Moreover, you can write a specific IoHandler to interprete events coming from the underlying hardware and generate other than I/Os event:

  • Key pressed/released event from a keyboard, GPIO, ...
  • Mouse moved, button clicked event from mouse
  • New connection event from a server socket (accept)
  • Modem event if you are reading AT commands coming from a serial port
  • File modified, opened, closed, … from inotify
  • ...

Possibilites are infinite!

Don't write it yourself

This example is purely academic to help understanding what is behind the scene of many frameworks! If you write an application from scratch, don’t write the main loop yourself, because it is difficult to do it right and portable the first time. There are smart people who wrote libraries to solve specific problem, I specially recommend the libevent library, it can handle signals, timers, is fast, portable and the bother of choosing the right select flavor is transparent.

However writing a generic interface is always a good idea for unit testing. It should be possible to encapsulate libevent instead of the select implementation we wrote together.

Pro

After going through this small example, I hope you will agree with the following advantages of the reactor pattern

  • It is not very difficult to understand
  • It spares resources by using the CPU only when required
  • Well defined separation of concerns with different handlers
  • Avoid all the thread synchronization headaches

Contra

There are some limitations but if you are aware of them, there are some solutions:

  • IoHandler tasks should be small and fast

If you take too much time to process data, it will block the main thread and all other registered IoHandler consequently. The solution for that is, using a worker thread and well defined synchronization mechanisms. This is why also in many frameworks such as QT or Java Swing, you should not perform long task in callbacks and is even a good practice implementing worker threads in that case.

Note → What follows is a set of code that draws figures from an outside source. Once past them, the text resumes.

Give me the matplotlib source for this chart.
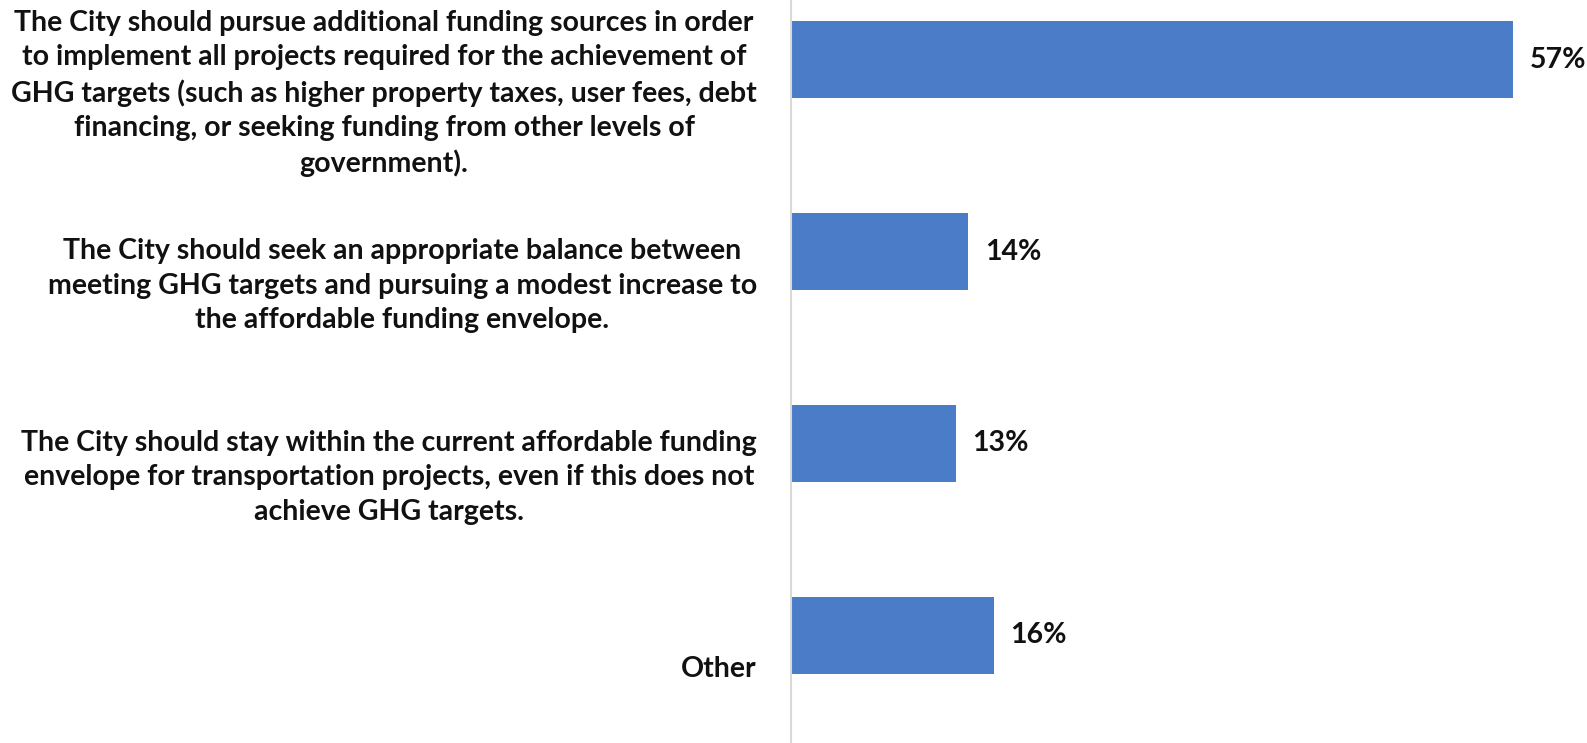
import matplotlib
matplotlib.use("Agg")
import matplotlib.pyplot as plt
import matplotlib.transforms as mtransforms

# survey responses, top to bottom
options = [
    "The City should pursue additional funding sources in order\n"
    "to implement all projects required for the achievement of\n"
    "GHG targets (such as higher property taxes, user fees, debt\n"
    "financing, or seeking funding from other levels of\n"
    "government).",
    "The City should seek an appropriate balance between\n"
    "meeting GHG targets and pursuing a modest increase to\n"
    "the affordable funding envelope.",
    "The City should stay within the current affordable funding\n"
    "envelope for transportation projects, even if this does not\n"
    "achieve GHG targets.",
    "Other",
]
shares = [57, 14, 13, 16]  # percent of respondents

BAR_COLOR = "#4a7cc8"
FONT = "Lato"

fig = plt.figure(figsize=(15.87, 7.43), dpi=100)
ax = fig.add_axes([0.4984, 0.0, 0.5016, 1.0])

pos = list(range(len(shares)))
ax.barh(pos, shares, height=0.4, color=BAR_COLOR)
ax.set_xlim(0, 62.8)
ax.set_ylim(3.56, -0.31)

for sp in ("top", "right", "bottom"):
    ax.spines[sp].set_visible(False)
ax.spines["left"].set_color("#d9d9d9")
ax.spines["left"].set_linewidth(1.5)
ax.set_xticks([])
ax.set_yticks([])

# value labels just past the bar ends
for p, v in zip(pos, shares):
    ax.annotate(f"{v}%", xy=(v, p), xytext=(12, 0), textcoords="offset points",
                ha="left", va="center", fontsize=20.5, fontweight="bold",
                family=FONT, color="#111111")

# category labels sit a little below each bar centre, right-aligned to the axis
shift = mtransforms.ScaledTranslation(-34 / 100, -34 / 100, fig.dpi_scale_trans)
for p, txt in zip(pos, options):
    ax.text(0, p, txt, transform=ax.transData + shift, ha="right", va="center",
            multialignment="center", fontsize=20.5, fontweight="bold",
            family=FONT, color="#111111", linespacing=1.39)

fig.savefig("out.png", dpi=100)
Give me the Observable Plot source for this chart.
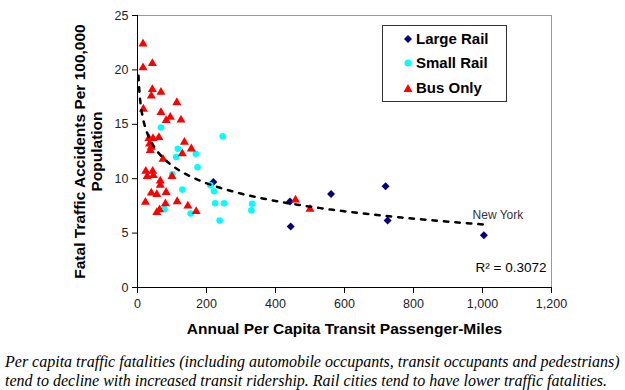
<!DOCTYPE html>
<html><head><meta charset="utf-8">
<script src="https://cdn.jsdelivr.net/npm/d3@7"></script>
<script src="https://cdn.jsdelivr.net/npm/@observablehq/plot@0.6"></script>
<style>
body{margin:0;background:#fff;font-family:"Liberation Sans",Arial,sans-serif;}
#wrap{position:relative;width:625px;height:390px;overflow:hidden;}
#legend{position:absolute;left:382px;top:25px;width:125px;height:77px;border:1px solid #333;background:#fff;box-sizing:border-box;}
.item{position:absolute;left:20px;height:20px;line-height:20px;font-weight:bold;font-size:15px;color:#000;white-space:nowrap;}
.item svg{vertical-align:middle;margin-right:3px;position:relative;top:-1px;}
#caption{position:absolute;left:5px;top:352px;font-family:"Liberation Serif","Times New Roman",serif;font-style:italic;font-size:16px;line-height:19px;white-space:nowrap;color:#000;}
</style></head>
<body><div id="wrap"><div id="chart"></div><div id="legend"></div><div id="caption"></div></div>
<script>
// ---- data ----
const seriesNames = ["Large Rail", "Small Rail", "Bus Only"];
const seriesColors = ["#000080", "#00FFFF", "#FF0000"];
const largeRail = [[220,9.7],[442,7.9],[444,5.6],[561,8.6],[719,9.3],[725,6.15],[1004,4.8]];
const smallRail = [[68,14.7],[117,12.75],[112,12.0],[169,12.3],[174,11.05],[101,10.4],[130,9.0],[78,7.2],[154,6.8],[247,13.9],[211,9.4],[222,8.85],[225,7.75],[251,7.75],[332,7.7],[330,7.1],[238,6.15]];
const busOnly = [[16,22.4],[16,20.2],[43,20.6],[43,18.2],[68,17.95],[40,17.6],[114,17.0],[17,16.4],[68,16.1],[95,15.65],[83,15.35],[126,15.4],[33,13.7],[45,13.7],[62,13.8],[35,13.2],[40,12.9],[37,12.6],[136,13.35],[156,12.75],[130,12.3],[74,11.8],[24,10.7],[44,10.7],[28,10.2],[46,10.3],[100,10.2],[66,9.8],[66,9.4],[83,8.75],[40,8.7],[56,8.55],[23,7.85],[81,7.7],[115,7.9],[146,7.5],[64,7.15],[56,6.9],[170,7.0],[458,8.05],[500,7.2]];
const xTicks = [0,200,400,600,800,1000,1200];
const yTicks = [0,5,10,15,20,25];
const trendStartX = 3;
const labelCity = "New York";
const r2Text = "R\u00B2 = 0.3072";
const xTitle = "Annual Per Capita Transit Passenger-Miles";
const yTitle = "Fatal Traffic Accidents Per 100,000\nPopulation";
const captionLines = [
  "Per capita traffic fatalities (including automobile occupants, transit occupants and pedestrians)",
  "tend to decline with increased transit ridership. Rail cities tend to have lower traffic fatalities."
];

// ---- derived ----
const toRows = (arr, s) => arr.map(([x, y]) => ({x, y, s}));
const rowsL = toRows(largeRail, seriesNames[0]);
const rowsS = toRows(smallRail, seriesNames[1]);
const rowsB = toRows(busOnly, seriesNames[2]);
const all = [...rowsL, ...rowsS, ...rowsB];
// logarithmic least-squares trend fitted to the data
const lx = all.map(d => Math.log(d.x)), ly = all.map(d => d.y);
const mx = d3.mean(lx), my = d3.mean(ly);
const b = d3.sum(lx, (v, i) => (v - mx) * (ly[i] - my)) / d3.sum(lx, v => (v - mx) ** 2);
const a = my - b * mx;
const xMax = d3.max(all, d => d.x);
const trend = d3.range(0, 301).map(i => {
  const x = trendStartX * Math.pow(xMax / trendStartX, i / 300);
  return {x, y: a + b * Math.log(x)};
});
const nyPoint = rowsL.reduce((m, d) => d.x > m.x ? d : m);

const chart = Plot.plot({
  width: 625, height: 345,
  marginLeft: 137, marginRight: 74, marginTop: 15, marginBottom: 58,
  style: {fontFamily: "'Liberation Sans', Arial, sans-serif", fontSize: "12.5px", color: "#000", background: "#fff"},
  x: {domain: [0, 1200], label: null},
  y: {domain: [0, 25], label: null},
  marks: [
    Plot.frame({stroke: "#999"}),
    Plot.axisX({ticks: xTicks, tickFormat: d3.format(","), tickSize: 6, tickPadding: 6, label: null, fill: "#222"}),
    Plot.axisY({ticks: yTicks, tickSize: 5, tickPadding: 4, label: null, fill: "#222"}),
    Plot.ruleX([0], {stroke: "#000"}),
    Plot.ruleY([0], {stroke: "#000"}),
    Plot.dot(rowsL, {x: "x", y: "y", symbol: "diamond2", r: 3.6, fill: seriesColors[0], stroke: "none"}),
    Plot.dot(rowsS, {x: "x", y: "y", symbol: "circle", r: 3.3, fill: seriesColors[1], stroke: "none"}),
    Plot.dot(rowsB, {x: "x", y: "y", symbol: "triangle2", r: 4.3, fill: seriesColors[2], stroke: "none"}),
    Plot.line(trend, {x: "x", y: "y", stroke: "#000", strokeWidth: 2.5, strokeDasharray: "4.5,7"}),
    Plot.text([nyPoint], {x: "x", y: "y", text: () => labelCity, dx: 14, dy: -20, fontSize: 12, fill: "#333"}),
    Plot.text([r2Text], {text: d => d, frameAnchor: "bottom-right", dx: -5, dy: -16, fontSize: 13.5, fill: "#000"}),
    Plot.text([xTitle], {text: d => d, frameAnchor: "bottom", dy: 46, fontSize: 15.5, fontWeight: "bold", fill: "#000"}),
    Plot.text([yTitle], {text: d => d, frameAnchor: "left", textAnchor: "middle", dx: -49, rotate: -90, fontSize: 15.5, fontWeight: "bold", lineHeight: 1.1, fill: "#000"})
  ]
});
document.getElementById("chart").appendChild(chart);

// legend
const shapes = [
  c => `<svg width="10" height="10"><path d="M5 1L9 5L5 9L1 5Z" fill="${c}"/></svg>`,
  c => `<svg width="10" height="10"><circle cx="5" cy="5" r="3.5" fill="${c}"/></svg>`,
  c => `<svg width="10" height="10"><path d="M5 1L9.5 9H0.5Z" fill="${c}"/></svg>`
];
const rowTops = [3, 27, 52];
document.getElementById("legend").innerHTML = seriesNames.map((n, i) =>
  `<div class="item" style="top:${rowTops[i]}px">${shapes[i](seriesColors[i])}${n}</div>`).join("");
document.getElementById("caption").innerHTML = captionLines.map(l => `<div>${l}</div>`).join("");
</script></body></html>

  • It brings more complexity in the code

That's also the drawback of flexibility... This is why you should define separations of concerns clearly while doing your architecture.

  • It doesn't scale well on multi processor architecture

This is true if you are using a single thread but if you doing background job, your OS will run them on the different cores! If you have a lot of connections to handle, you can improve performances by using more than one select call in different threads but do this only if you have good reasons and you did some benchmarks that showed big benefits!

Further reading

Some interesting reading that are not linked in the article:

Conclusion

I hope this small introduction to the reactor pattern showed its flexibility and what can be achieved! Now you understand why in Java you should write small handlers when a button is clicked and understand what is behind QApplication::exec() in QT.

The sources I used to write this article are available on github, feel free to play and extend it to have a better feeling with the different flavor of select!